Book 1, All Fall Down, is really more of a prequel, as the story I originally wanted to tell starts in book 2. But I couldn’t tell the story of book 2 without setting out the background story. All Fall Down goes quite odd in parts where it’s strongly influenced by William Gibson.

  • Who is your “Next Big Thing”?

Now it’s my time to tag writers that I feel could be “The Next Big Thing”.

There are three authors I want to push, though two have no significant online presence as far as I know. (And they’ll probably never see this, either, but please remember their names.) The third has a massive presence which is also very useful for writers.

Tara Basi – he writes dark science fiction, urban fantasy and satirical radio plays. He’s been a big influence on my writing in the last year, and I was fortunate enough to edit his book “Blocks” in early 2012.

Peng Shepherd – like Tara, I met Peng on a writing course at London’s City University. For me, she’s this generation’s Haruki Murakami. She has a ‘plain’ way of writing, that’s full of atmosphere and magical realism. She’s gone to study a Master of Fine Arts in New York, and is currently editing her first novel. She’ll be on best seller lists by 2025, I guarantee it. Read one of her stories: Free Cake.

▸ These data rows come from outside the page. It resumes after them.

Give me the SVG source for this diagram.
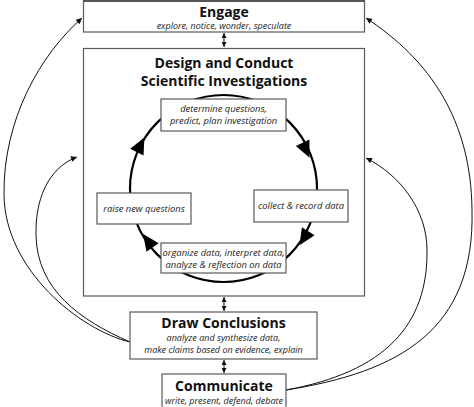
<svg xmlns="http://www.w3.org/2000/svg" width="474" height="407" viewBox="0 0 474 407">
<defs>
<style>
.box{fill:#fff;stroke:#5a5a5a;stroke-width:1.2}
.title{font-family:"Open Sans","Noto Sans",sans-serif;font-weight:bold;font-size:14px;fill:#111;text-anchor:middle}
.sub{font-family:"Open Sans","Noto Sans",sans-serif;font-style:italic;font-size:9px;fill:#222;text-anchor:middle}
.cyc{font-size:9.4px}
.curve{fill:none;stroke:#111;stroke-width:1}
.dbl{fill:none;stroke:#111;stroke-width:1}
.ring{fill:none;stroke:#000;stroke-width:2.2}
</style>
<marker id="ah" viewBox="0 0 10 10" refX="10" refY="5" markerWidth="8" markerHeight="6" markerUnits="userSpaceOnUse" orient="auto">
<path d="M0,0 L10,5 L0,10 Z" fill="#111"/>
</marker>
<marker id="sm" viewBox="0 0 10 10" refX="10" refY="5" markerWidth="5" markerHeight="5" markerUnits="userSpaceOnUse" orient="auto-start-reverse">
<path d="M0,0 L10,5 L0,10 Z" fill="#111"/>
</marker>
<path id="big" d="M8.5,0 L-8,-7.5 L-8,7.5 Z" fill="#000"/>
</defs>

<g id="connectors">
<path class="curve" d="M130,342 C80,330 5,270 4,195 C3,120 40,55 82,18" marker-end="url(#ah)"/>
<path class="curve" d="M130,342 C80,320 37,290 36,235 C35,190 55,165 77,157" marker-end="url(#ah)"/>
<path class="curve" d="M286,390 C400,372 475,330 472,210 C471,120 430,60 366,18" marker-end="url(#ah)"/>
<path class="curve" d="M286,390 C385,372 428,325 427,250 C427,210 400,175 366,158" marker-end="url(#ah)"/>
<path class="dbl" d="M224,33 L224,47" marker-start="url(#sm)" marker-end="url(#sm)"/>
<path class="dbl" d="M224,297 L224,311" marker-start="url(#sm)" marker-end="url(#sm)"/>
<path class="dbl" d="M224,360 L224,373" marker-start="url(#sm)" marker-end="url(#sm)"/>
</g>

<g id="engage">
<rect class="box" x="83.5" y="0.5" width="281" height="31.5"/>
<line x1="83" y1="1" x2="365" y2="1" stroke="#555" stroke-width="2"/>
<text class="title" x="224" y="16.5">Engage</text>
<text class="sub" x="224" y="29">explore, notice, wonder, speculate</text>
</g>

<g id="design">
<rect class="box" x="83.5" y="48.5" width="281" height="247.5"/>
<text class="title" x="224" y="68">Design and Conduct</text>
<text class="title" x="224" y="85.5">Scientific Investigations</text>
</g>

<g id="cycle">
<circle class="ring" cx="223.5" cy="188.5" r="93.5"/>
<use href="#big" transform="translate(140.5,145) rotate(297)"/>
<use href="#big" transform="translate(306,150) rotate(65)"/>
<use href="#big" transform="translate(304,238) rotate(122)"/>
<use href="#big" transform="translate(148,241) rotate(235)"/>
</g>

<g id="determine">
<rect class="box" x="161" y="99" width="125" height="32"/>
<text class="sub cyc" x="223.5" y="112">determine questions,</text>
<text class="sub cyc" x="223.5" y="124">predict, plan investigation</text>
</g>

<g id="collect">
<rect class="box" x="254" y="190" width="94" height="32"/>
<text class="sub cyc" x="301" y="209">collect &amp; record data</text>
</g>

<g id="raise">
<rect class="box" x="97" y="193" width="94" height="31"/>
<text class="sub cyc" x="144" y="211.5">raise new questions</text>
</g>

<g id="organize">
<rect class="box" x="161" y="243" width="125" height="30"/>
<text class="sub cyc" x="223.5" y="256">organize data, interpret data,</text>
<text class="sub cyc" x="223.5" y="268">analyze &amp; reflection on data</text>
</g>

<g id="draw">
<rect class="box" x="130" y="312" width="187" height="47"/>
<text class="title" x="223.5" y="328">Draw Conclusions</text>
<text class="sub" x="223.5" y="341">analyze and synthesize data,</text>
<text class="sub" x="223.5" y="353">make claims based on evidence, explain</text>
</g>

<g id="communicate">
<rect class="box" x="162" y="374" width="124" height="36"/>
<text class="title" x="224" y="391">Communicate</text>
<text class="sub" x="224" y="403.5">write, present, defend, debate</text>
</g>
</svg>
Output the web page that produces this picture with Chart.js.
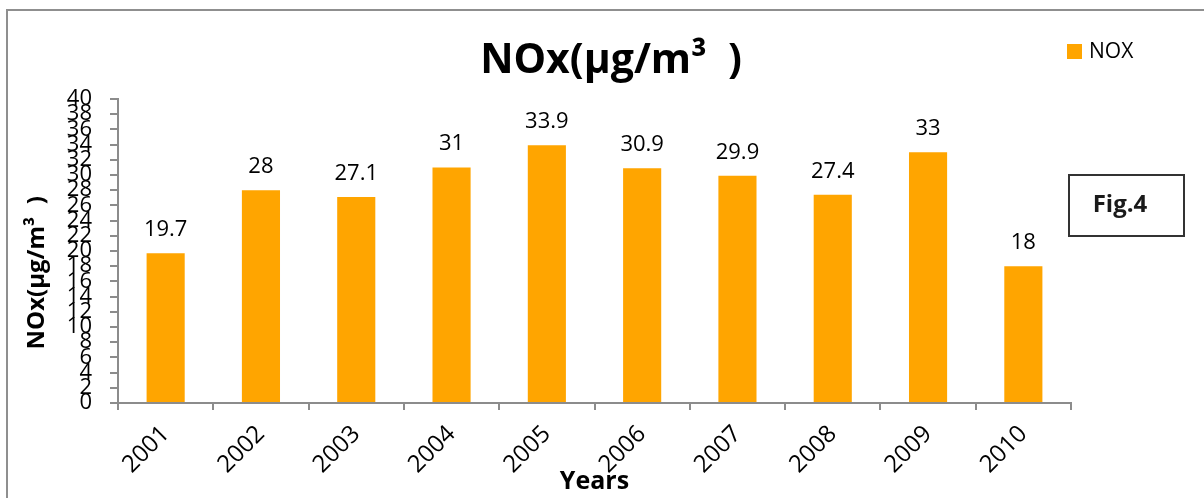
<!DOCTYPE html>
<html>
<head>
<meta charset="utf-8">
<title>NOx (µg/m³) 2001–2010</title>
<script src="https://cdn.jsdelivr.net/npm/chart.js@4.4.1/dist/chart.umd.min.js"></script>
<style>
  html, body { margin: 0; padding: 0; background: #ffffff; }
  #wrap { position: relative; width: 1204px; height: 498px; }
</style>
</head>
<body>
<div id="wrap"><canvas id="chart" width="1204" height="498"></canvas></div>
<script>
// Annual mean NOx concentrations
const years = ['2001', '2002', '2003', '2004', '2005', '2006', '2007', '2008', '2009', '2010'];
const noxValues = [19.7, 28, 27.1, 31, 33.9, 30.9, 29.9, 27.4, 33, 18];
const seriesName = 'NOX';
const chartTitle = 'NOx(µg/m³  )';
const yAxisTitle = 'NOx(µg/m³  )       ';
const xAxisTitle = 'Years';
const figureTag = 'Fig.4';

const FONT = '"Open Sans", "DejaVu Sans", sans-serif';
const BAR_COLOR = '#FFA500';
const AXIS_COLOR = '#8c8c8c';

// Grey frame around the whole figure
const framePlugin = {
  id: 'frame',
  beforeDraw(chart) {
    const ctx = chart.ctx;
    ctx.save();
    ctx.fillStyle = '#ffffff';
    ctx.fillRect(0, 0, chart.width, chart.height);
    ctx.strokeStyle = '#8f8f8f';
    ctx.lineWidth = 2;
    ctx.strokeRect(7, 10, chart.width + 20, chart.height + 20);
    ctx.restore();
  }
};

// Let the main title centre across the whole figure, not just the plot column
const titleSpanPlugin = {
  id: 'titleSpan',
  afterLayout(chart) {
    const t = chart.titleBlock;
    if (!t) return;
    t.left = 18;
    t.right = chart.width;
    t.width = t.right - t.left;
  }
};

// Value written above each bar
const valueLabelPlugin = {
  id: 'valueLabels',
  afterDatasetsDraw(chart) {
    const ctx = chart.ctx;
    ctx.save();
    ctx.font = '22px ' + FONT;
    ctx.fillStyle = '#000000';
    ctx.textAlign = 'center';
    ctx.textBaseline = 'alphabetic';
    chart.data.datasets.forEach((ds, di) => {
      const meta = chart.getDatasetMeta(di);
      meta.data.forEach((bar, i) => {
        ctx.fillText(String(ds.data[i]), bar.x, bar.y - 17);
      });
    });
    ctx.restore();
  }
};

// Series key in the upper right and the figure tag box
const sideNotesPlugin = {
  id: 'sideNotes',
  afterDraw(chart) {
    const ctx = chart.ctx;
    const ds = chart.data.datasets[0];
    ctx.save();
    ctx.fillStyle = ds.backgroundColor;
    ctx.fillRect(1067, 44, 15, 15);
    ctx.fillStyle = '#000000';
    ctx.font = '21px ' + FONT;
    ctx.textAlign = 'left';
    ctx.textBaseline = 'middle';
    ctx.fillText(ds.label, 1089, 52);

    ctx.filter = 'blur(0.4px)';
    ctx.strokeStyle = '#333333';
    ctx.lineWidth = 2;
    ctx.strokeRect(1069, 175, 115, 61);
    ctx.font = 'bold 24px ' + FONT;
    ctx.fillStyle = '#1a1a1a';
    ctx.textAlign = 'center';
    ctx.fillText(figureTag, 1120, 205);
    ctx.restore();
  }
};

new Chart(document.getElementById('chart'), {
  type: 'bar',
  data: {
    labels: years,
    datasets: [{
      label: seriesName,
      data: noxValues,
      backgroundColor: BAR_COLOR,
      borderWidth: 0,
      barPercentage: 0.4,
      categoryPercentage: 1.0
    }]
  },
  options: {
    responsive: false,
    devicePixelRatio: 1,
    animation: false,
    layout: { padding: { left: 8, right: 133, top: 10, bottom: 0 } },
    plugins: {
      legend: { display: false },
      tooltip: { enabled: false },
      title: {
        display: true,
        text: chartTitle,
        color: '#000000',
        font: { family: FONT, size: 41, weight: 'bold', lineHeight: 1.2 },
        padding: { top: 27, bottom: 12.8 }
      }
    },
    scales: {
      x: {
        grid: {
          display: true,
          offset: true,
          drawOnChartArea: false,
          drawTicks: true,
          tickLength: 7,
          color: AXIS_COLOR,
          lineWidth: 2
        },
        border: { display: true, color: AXIS_COLOR, width: 2 },
        ticks: {
          autoSkip: false,
          minRotation: 45,
          maxRotation: 45,
          padding: 10,
          color: '#000000',
          font: { family: FONT, size: 24 }
        },
        title: {
          display: true,
          text: xAxisTitle,
          color: '#000000',
          font: { family: FONT, size: 25, weight: 'bold', lineHeight: 1.2 },
          padding: { top: 0, bottom: 1 }
        },
        afterFit(scale) { scale.height = 95; }
      },
      y: {
        min: 0,
        max: 40,
        grid: {
          display: true,
          drawOnChartArea: false,
          drawTicks: true,
          tickLength: 8,
          color: AXIS_COLOR,
          lineWidth: 2
        },
        border: { display: true, color: AXIS_COLOR, width: 2 },
        ticks: {
          stepSize: 2,
          autoSkip: false,
          padding: 18,
          color: '#000000',
          font: { family: FONT, size: 22, lineHeight: 1 }
        },
        title: {
          display: true,
          text: yAxisTitle,
          color: '#000000',
          font: { family: FONT, size: 24, weight: 'bold', lineHeight: 1.2 },
          padding: { top: 15, bottom: 0 }
        },
        afterFit(scale) { scale.width = 110; }
      }
    }
  },
  plugins: [framePlugin, titleSpanPlugin, valueLabelPlugin, sideNotesPlugin]
});
</script>
</body>
</html>
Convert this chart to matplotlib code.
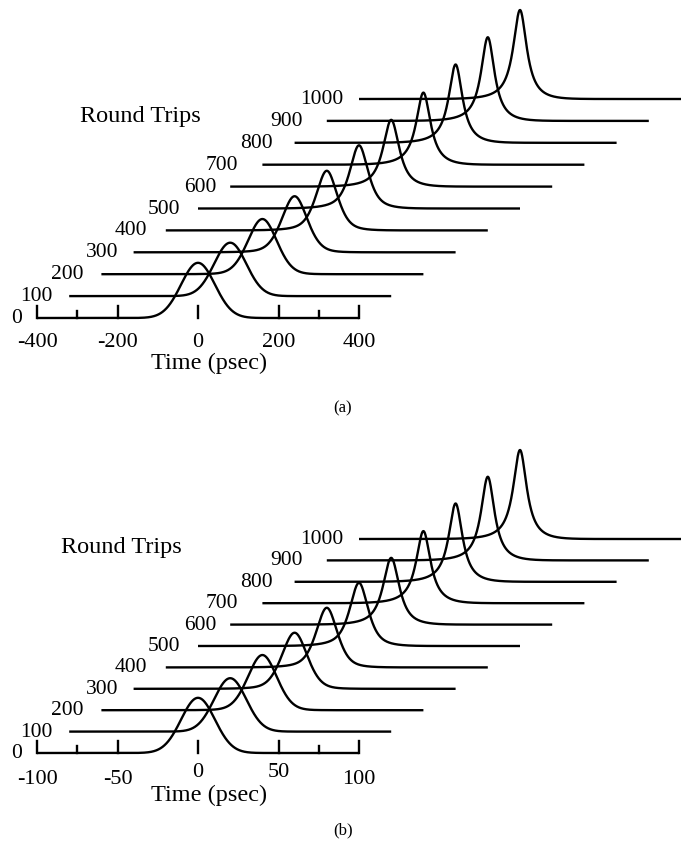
import matplotlib
matplotlib.use('Agg')
import matplotlib.pyplot as plt
import numpy as np

# ---- data ----
round_trips = [0, 100, 200, 300, 400, 500, 600, 700, 800, 900, 1000]
# peak intensity, normalised to the 1000 round-trip pulse
peak_height = [0.62, 0.60, 0.62, 0.63, 0.67, 0.71, 0.75, 0.81, 0.88, 0.94, 1.00]
# pulse FWHM in psec for panel (a); panel (b) is the same shape on a 4x finer time axis
fwhm_a = [99, 94, 86, 76, 64, 56, 49, 44, 42, 41, 41]
# how far the shape has gone from gaussian (0) to the sharp peaked form (1)
peak_mix = [0.0, 0.0, 0.15, 0.35, 0.55, 0.75, 0.9, 1.0, 1.0, 1.0, 1.0]

ticks_a = [-400, -200, 0, 200, 400]
minor_a = [-300, 300]
ticks_b = [-100, -50, 0, 50, 100]
minor_b = [-75, 75]

# ---- layout ----
W, H = 687, 852
UNIT_PX = 89.0          # pixels per unit intensity
plt.rcParams['font.family'] = ['Liberation Serif', 'DejaVu Serif']
fig = plt.figure(figsize=(W / 100, H / 100), dpi=100)

label_gap_px = [15, 17, 18, 15, 19, 18, 14, 24, 22, 24, 16]


def pulse(t, fwhm, mix, env):
    g = np.exp(-4 * np.log(2) * (t / fwhm) ** 2)
    gam = fwhm / 2.0
    # leading edge (t < 0) carries a longer pedestal than the trailing edge
    env_t = np.where(t < 0, env * 1.35, env)
    lor = 1.0 / (1.0 + (t / gam) ** 2) * np.exp(-(t / env_t) ** 2)
    return (1 - mix) * g + mix * lor


def draw_panel(top_py, bottom_py, base_py, px_per_ps, half, shift, dy_px,
               ticks, minor, tick_top_px, time_top_py, rt_center, rt_base_py):
    zero_px = 198.0
    ax = fig.add_axes([0, 1 - bottom_py / H, 1, (bottom_py - top_py) / H])
    ax.set_xlim(-zero_px / px_per_ps, (W - zero_px) / px_per_ps)
    ax.set_ylim((base_py - bottom_py) / UNIT_PX, (base_py - top_py) / UNIT_PX)
    ax.axis('off')

    def px(x, y):
        return (x - zero_px) / px_per_ps, (base_py - y) / UNIT_PX

    dy = dy_px / UNIT_PX
    scale = half / 400.0
    t = np.linspace(-half, half, 3001)
    for k, rt in enumerate(round_trips):
        y = k * dy + peak_height[k] * pulse(t, fwhm_a[k] * scale, peak_mix[k], 100 * scale)
        ax.plot(t + k * shift, y, color='black', lw=1.7, solid_capstyle='butt')
        x0 = -half + k * shift - label_gap_px[k] / px_per_ps
        ax.text(x0, k * dy - 5 / UNIT_PX, str(rt), ha='right', va='baseline',
                fontsize=15.5)

    for x in ticks:
        ax.plot([x, x], [0, 12 / UNIT_PX], color='black', lw=1.7)
    for x in minor:
        ax.plot([x, x], [0, 7 / UNIT_PX], color='black', lw=1.7)
    for x, top in zip(ticks, tick_top_px):
        ax.text(x, -top / UNIT_PX, str(x), ha='center', va='top', fontsize=16)

    tx, ty = px(209, time_top_py)
    ax.text(tx, ty, 'Time (psec)', ha='center', va='top', fontsize=17.5)
    rx, ry = px(rt_center, rt_base_py)
    ax.text(rx, ry, 'Round Trips', ha='center', va='baseline', fontsize=17.5)
    return ax


draw_panel(0, 426, 318, 0.4025, 400, 80, 21.9, ticks_a, minor_a,
           [15, 15, 15, 15, 15], 353, 140, 122)
draw_panel(426, 852, 753, 1.61, 100, 20, 21.4, ticks_b, minor_b,
           [17, 17, 10, 10, 17], 785, 121, 553)

fig.text(343 / W, 1 - 408 / H, '(a)', ha='center', va='center', fontsize=12)
fig.text(343 / W, 1 - 830 / H, '(b)', ha='center', va='center', fontsize=12)

fig.savefig('out.png', dpi=100)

Lucy V Hay – Lucy runs the writer and scriptwriter support site, Bang2Write. It’s chockful of useful articles, and her Twitter feed (@ Bang2write) is essential for up and coming authors and scriptwriters. She also has a book out, currently in German only as far as I can tell, called Bauchentscheidung. It’s Young Adult Fiction.

I hope you enjoyed this “Next Big Thing” blog. If you’re a writer and it’s helped you, then please copy the format and put your own answers in. Drop a link in my blog reply area so that I can have a read!

As usual, good luck with your own writing projects.